Baring Asset Management’s Marino Valensise has upgraded the outlook for the US economy after the release of positive wage and consumer data.

The head of the group’s multi-asset team said wage growth and consumer spending – bedrocks of the US economy – have been missing but were now beginning to emerge.

Mr Valensise said while the first signs of faster wage increases were modest, they had “materialised”.

“This is positive from a macroeconomic perspective and is a sign of health in the domestic economy,” he said.

Mr Valensise added that after several months of poor weather and higher-than-expected saving, the US consumer had shown renewed signs of life.

“The windfall from a lower oil price and the recent improvements in wage growth are starting to generate extra demand,” he said.

“For these reasons, our macro research team recently upgraded its view on the US economy.

“In addition to the well-documented economic recovery, the first modest signs of wage pressure have emerged and will contribute to higher spending.”

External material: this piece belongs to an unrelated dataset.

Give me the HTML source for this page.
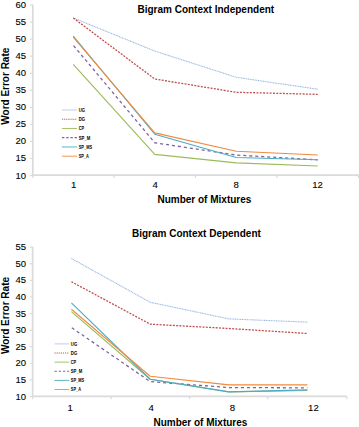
<!DOCTYPE html>
<html><head><meta charset="utf-8"><style>
html,body{margin:0;padding:0;background:#fff;}
body{width:359px;height:427px;overflow:hidden;}
svg{display:block;}
text{font-family:"Liberation Sans",sans-serif;fill:#000;}
.yl{font-size:9.5px;text-anchor:end;fill:#000;stroke:#000;stroke-width:0.1px;}
.xl{font-size:9.6px;text-anchor:middle;fill:#000;stroke:#000;stroke-width:0.1px;}
.t{font-size:10px;font-weight:bold;text-anchor:middle;}
.lg{font-size:5px;font-weight:bold;}
</style></head><body>
<svg width="359" height="427" viewBox="0 0 359 427">
<rect width="359" height="427" fill="#fff"/>
<line x1="32.8" y1="4.5" x2="32.8" y2="175.1" stroke="#DADADA" stroke-width="1.7"/>
<line x1="29.999999999999996" y1="175.50" x2="32.8" y2="175.50" stroke="#DADADA" stroke-width="1.2"/>
<text x="26" y="178.50" class="yl">10</text>
<line x1="29.999999999999996" y1="158.45" x2="32.8" y2="158.45" stroke="#DADADA" stroke-width="1.2"/>
<text x="26" y="161.45" class="yl">15</text>
<line x1="29.999999999999996" y1="141.40" x2="32.8" y2="141.40" stroke="#DADADA" stroke-width="1.2"/>
<text x="26" y="144.40" class="yl">20</text>
<line x1="29.999999999999996" y1="124.35" x2="32.8" y2="124.35" stroke="#DADADA" stroke-width="1.2"/>
<text x="26" y="127.35" class="yl">25</text>
<line x1="29.999999999999996" y1="107.30" x2="32.8" y2="107.30" stroke="#DADADA" stroke-width="1.2"/>
<text x="26" y="110.30" class="yl">30</text>
<line x1="29.999999999999996" y1="90.25" x2="32.8" y2="90.25" stroke="#DADADA" stroke-width="1.2"/>
<text x="26" y="93.25" class="yl">35</text>
<line x1="29.999999999999996" y1="73.20" x2="32.8" y2="73.20" stroke="#DADADA" stroke-width="1.2"/>
<text x="26" y="76.20" class="yl">40</text>
<line x1="29.999999999999996" y1="56.15" x2="32.8" y2="56.15" stroke="#DADADA" stroke-width="1.2"/>
<text x="26" y="59.15" class="yl">45</text>
<line x1="29.999999999999996" y1="39.10" x2="32.8" y2="39.10" stroke="#DADADA" stroke-width="1.2"/>
<text x="26" y="42.10" class="yl">50</text>
<line x1="29.999999999999996" y1="22.05" x2="32.8" y2="22.05" stroke="#DADADA" stroke-width="1.2"/>
<text x="26" y="25.05" class="yl">55</text>
<line x1="29.999999999999996" y1="5.00" x2="32.8" y2="5.00" stroke="#DADADA" stroke-width="1.2"/>
<text x="26" y="8.00" class="yl">60</text>
<line x1="32.8" y1="175.1" x2="358.5" y2="175.1" stroke="#DADADA" stroke-width="1.7"/>
<line x1="32.8" y1="175.1" x2="32.8" y2="177.9" stroke="#DADADA" stroke-width="1.2"/>
<line x1="114" y1="175.1" x2="114" y2="177.9" stroke="#DADADA" stroke-width="1.2"/>
<line x1="195.5" y1="175.1" x2="195.5" y2="177.9" stroke="#DADADA" stroke-width="1.2"/>
<line x1="277" y1="175.1" x2="277" y2="177.9" stroke="#DADADA" stroke-width="1.2"/>
<line x1="358.5" y1="175.1" x2="358.5" y2="177.9" stroke="#DADADA" stroke-width="1.2"/>
<text x="73.6" y="188.1" class="xl">1</text>
<text x="155.1" y="188.1" class="xl">4</text>
<text x="236.1" y="188.1" class="xl">8</text>
<text x="317.6" y="188.1" class="xl">12</text>
<polyline points="73.25,17.96 154.75,51.03 236.25,77.29 317.75,89.23" fill="none" stroke="#9CB8E2" stroke-width="1.1" stroke-dasharray="1.1 0.6" stroke-linejoin="round"/>
<polyline points="73.25,17.96 154.75,79.00 236.25,92.30 317.75,94.34" fill="none" stroke="#C0504D" stroke-width="1.3" stroke-dasharray="2 1.3" stroke-linejoin="round"/>
<polyline points="73.25,64.33 154.75,154.36 236.25,162.88 317.75,165.95" fill="none" stroke="#9BBB59" stroke-width="1.1" stroke-linejoin="round"/>
<polyline points="73.25,45.24 154.75,142.76 236.25,155.04 317.75,159.81" fill="none" stroke="#8064A2" stroke-width="1.3" stroke-dasharray="3.1 2.9" stroke-dashoffset="5.5" stroke-linejoin="round"/>
<polyline points="73.25,36.03 154.75,134.24 236.25,157.43 317.75,159.81" fill="none" stroke="#4BACC6" stroke-width="1.1" stroke-linejoin="round"/>
<polyline points="73.25,37.05 154.75,132.88 236.25,151.29 317.75,155.04" fill="none" stroke="#F08A3E" stroke-width="1.1" stroke-linejoin="round"/>
<line x1="62" y1="110.00" x2="77" y2="110.00" stroke="#B4CAE8" stroke-width="0.9"/>
<text x="78.7" y="111.80" class="lg" textLength="6.4" lengthAdjust="spacingAndGlyphs">UG</text>
<line x1="62" y1="119.24" x2="77" y2="119.24" stroke="#C75A57" stroke-width="1" stroke-dasharray="1.2 0.9"/>
<text x="78.7" y="121.04" class="lg" textLength="6.4" lengthAdjust="spacingAndGlyphs">DG</text>
<line x1="62" y1="128.48" x2="77" y2="128.48" stroke="#9BBB59" stroke-width="0.9"/>
<text x="78.7" y="130.28" class="lg" textLength="5.4" lengthAdjust="spacingAndGlyphs">CP</text>
<line x1="62" y1="137.72" x2="77" y2="137.72" stroke="#8064A2" stroke-width="1.2" stroke-dasharray="2.4 1.8"/>
<text x="78.7" y="139.52" class="lg" textLength="11.5" lengthAdjust="spacingAndGlyphs">SP_M</text>
<line x1="62" y1="146.96" x2="77" y2="146.96" stroke="#4BACC6" stroke-width="0.9"/>
<text x="78.7" y="148.76" class="lg" textLength="13.4" lengthAdjust="spacingAndGlyphs">SP_MS</text>
<line x1="62" y1="156.20" x2="77" y2="156.20" stroke="#F08A3E" stroke-width="0.9"/>
<text x="78.7" y="158.00" class="lg" textLength="10.2" lengthAdjust="spacingAndGlyphs">SP_A</text>
<text x="205.8" y="13" class="t">Bigram Context Independent</text>
<text x="204.4" y="202.6" class="t">Number of Mixtures</text>
<text transform="translate(8.6,86.2) rotate(-90)" x="0" y="0" class="t">Word Error Rate</text>
<line x1="32.6" y1="246.69" x2="32.6" y2="396.4" stroke="#DADADA" stroke-width="1.7"/>
<line x1="29.8" y1="396.50" x2="32.6" y2="396.50" stroke="#DADADA" stroke-width="1.2"/>
<text x="26" y="399.50" class="yl">10</text>
<line x1="29.8" y1="379.91" x2="32.6" y2="379.91" stroke="#DADADA" stroke-width="1.2"/>
<text x="26" y="382.91" class="yl">15</text>
<line x1="29.8" y1="363.32" x2="32.6" y2="363.32" stroke="#DADADA" stroke-width="1.2"/>
<text x="26" y="366.32" class="yl">20</text>
<line x1="29.8" y1="346.73" x2="32.6" y2="346.73" stroke="#DADADA" stroke-width="1.2"/>
<text x="26" y="349.73" class="yl">25</text>
<line x1="29.8" y1="330.14" x2="32.6" y2="330.14" stroke="#DADADA" stroke-width="1.2"/>
<text x="26" y="333.14" class="yl">30</text>
<line x1="29.8" y1="313.55" x2="32.6" y2="313.55" stroke="#DADADA" stroke-width="1.2"/>
<text x="26" y="316.55" class="yl">35</text>
<line x1="29.8" y1="296.96" x2="32.6" y2="296.96" stroke="#DADADA" stroke-width="1.2"/>
<text x="26" y="299.96" class="yl">40</text>
<line x1="29.8" y1="280.37" x2="32.6" y2="280.37" stroke="#DADADA" stroke-width="1.2"/>
<text x="26" y="283.37" class="yl">45</text>
<line x1="29.8" y1="263.78" x2="32.6" y2="263.78" stroke="#DADADA" stroke-width="1.2"/>
<text x="26" y="266.78" class="yl">50</text>
<line x1="29.8" y1="247.19" x2="32.6" y2="247.19" stroke="#DADADA" stroke-width="1.2"/>
<text x="26" y="250.19" class="yl">55</text>
<line x1="32.6" y1="396.4" x2="346.9" y2="396.4" stroke="#DADADA" stroke-width="1.7"/>
<line x1="32.6" y1="396.4" x2="32.6" y2="399.2" stroke="#DADADA" stroke-width="1.2"/>
<line x1="111.1" y1="396.4" x2="111.1" y2="399.2" stroke="#DADADA" stroke-width="1.2"/>
<line x1="189.5" y1="396.4" x2="189.5" y2="399.2" stroke="#DADADA" stroke-width="1.2"/>
<line x1="267.7" y1="396.4" x2="267.7" y2="399.2" stroke="#DADADA" stroke-width="1.2"/>
<line x1="346.9" y1="396.4" x2="346.9" y2="399.2" stroke="#DADADA" stroke-width="1.2"/>
<text x="70.2" y="410.5" class="xl">1</text>
<text x="151.1" y="410.5" class="xl">4</text>
<text x="232.3" y="410.5" class="xl">8</text>
<text x="313.4" y="410.5" class="xl">12</text>
<polyline points="71.40,258.47 150.20,302.27 228.80,318.86 307.40,322.18" fill="none" stroke="#9CB8E2" stroke-width="1.1" stroke-dasharray="1.1 0.6" stroke-linejoin="round"/>
<polyline points="71.40,281.70 150.20,324.17 228.80,328.48 307.40,333.46" fill="none" stroke="#C0504D" stroke-width="1.3" stroke-dasharray="2 1.3" stroke-linejoin="round"/>
<polyline points="71.40,311.56 150.20,379.25 228.80,391.85 307.40,390.53" fill="none" stroke="#9BBB59" stroke-width="1.1" stroke-linejoin="round"/>
<polyline points="71.40,327.49 150.20,381.57 228.80,387.54 307.40,387.87" fill="none" stroke="#8064A2" stroke-width="1.3" stroke-dasharray="3.1 2.9" stroke-dashoffset="5.5" stroke-linejoin="round"/>
<polyline points="71.40,302.93 150.20,379.25 228.80,391.85 307.40,389.86" fill="none" stroke="#4BACC6" stroke-width="1.1" stroke-linejoin="round"/>
<polyline points="71.40,309.24 150.20,376.26 228.80,384.89 307.40,384.89" fill="none" stroke="#F08A3E" stroke-width="1.1" stroke-linejoin="round"/>
<line x1="54.5" y1="343.90" x2="69.2" y2="343.90" stroke="#B4CAE8" stroke-width="0.9"/>
<text x="70.8" y="345.70" class="lg" textLength="6.4" lengthAdjust="spacingAndGlyphs">UG</text>
<line x1="54.5" y1="353.02" x2="69.2" y2="353.02" stroke="#C75A57" stroke-width="1" stroke-dasharray="1.2 0.9"/>
<text x="70.8" y="354.82" class="lg" textLength="6.4" lengthAdjust="spacingAndGlyphs">DG</text>
<line x1="54.5" y1="362.14" x2="69.2" y2="362.14" stroke="#9BBB59" stroke-width="0.9"/>
<text x="70.8" y="363.94" class="lg" textLength="5.4" lengthAdjust="spacingAndGlyphs">CP</text>
<line x1="54.5" y1="371.26" x2="69.2" y2="371.26" stroke="#8064A2" stroke-width="1.2" stroke-dasharray="2.4 1.8"/>
<text x="70.8" y="373.06" class="lg" textLength="11.5" lengthAdjust="spacingAndGlyphs">SP_M</text>
<line x1="54.5" y1="380.38" x2="69.2" y2="380.38" stroke="#4BACC6" stroke-width="0.9"/>
<text x="70.8" y="382.18" class="lg" textLength="13.4" lengthAdjust="spacingAndGlyphs">SP_MS</text>
<line x1="54.5" y1="389.50" x2="69.2" y2="389.50" stroke="#F08A3E" stroke-width="0.9"/>
<text x="70.8" y="391.30" class="lg" textLength="10.2" lengthAdjust="spacingAndGlyphs">SP_A</text>
<text x="196.4" y="236.5" class="t">Bigram Context Dependent</text>
<text x="200.4" y="425.6" class="t">Number of Mixtures</text>
<text transform="translate(8.6,315.5) rotate(-90)" x="0" y="0" class="t">Word Error Rate</text>
</svg>
</body></html>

But the multi-asset head cautioned that these positive pieces of data could also contribute to something markets were wary of: an interest rate rise.

Mr Valensise said there were “several reasons” why the US Federal Reserve may soon raise rates.

These included a “desire to inject some discipline into the world of credit” and the need to move the Federal funds rate to a high enough point “where it could be cut if a recession were to emerge”.

He also said as unemployment falls – it has dropped from 10 per cent in October 2009 to 5.5 per cent now – it could reach what is known as the non-accelerating inflation rate of unemployment, or Nairu, below which inflation rises.

“This last point is increasingly important. If the next Employment Cost index and average hourly earnings data releases confirm the trend, the Fed will find it extremely difficult not to act,” Mr Valensise said.

“The one deterrent to any change in monetary policy would be financial chaos caused by the Greek situation, which is ‘a huge wild card’, as Bill Dudley [president of] the New York Fed recently reminded us.”

In terms of when rates will rise, Mr Valensise said the market consensus of it happening between December this year and next February was “too complacent”. Instead, markets may be forced to bring “rate rise expectations forward as the strength of the US economy becomes apparent”.

The multi-asset head suggested the repricing needed to accommodate an earlier-than-expected rate rise could “prove problematic” given “secondary bond market liquidity conditions have been deteriorating for a while”.

He added markets had no experience of a Fed rate rise during a period of “mediocre single-digit earnings growth”.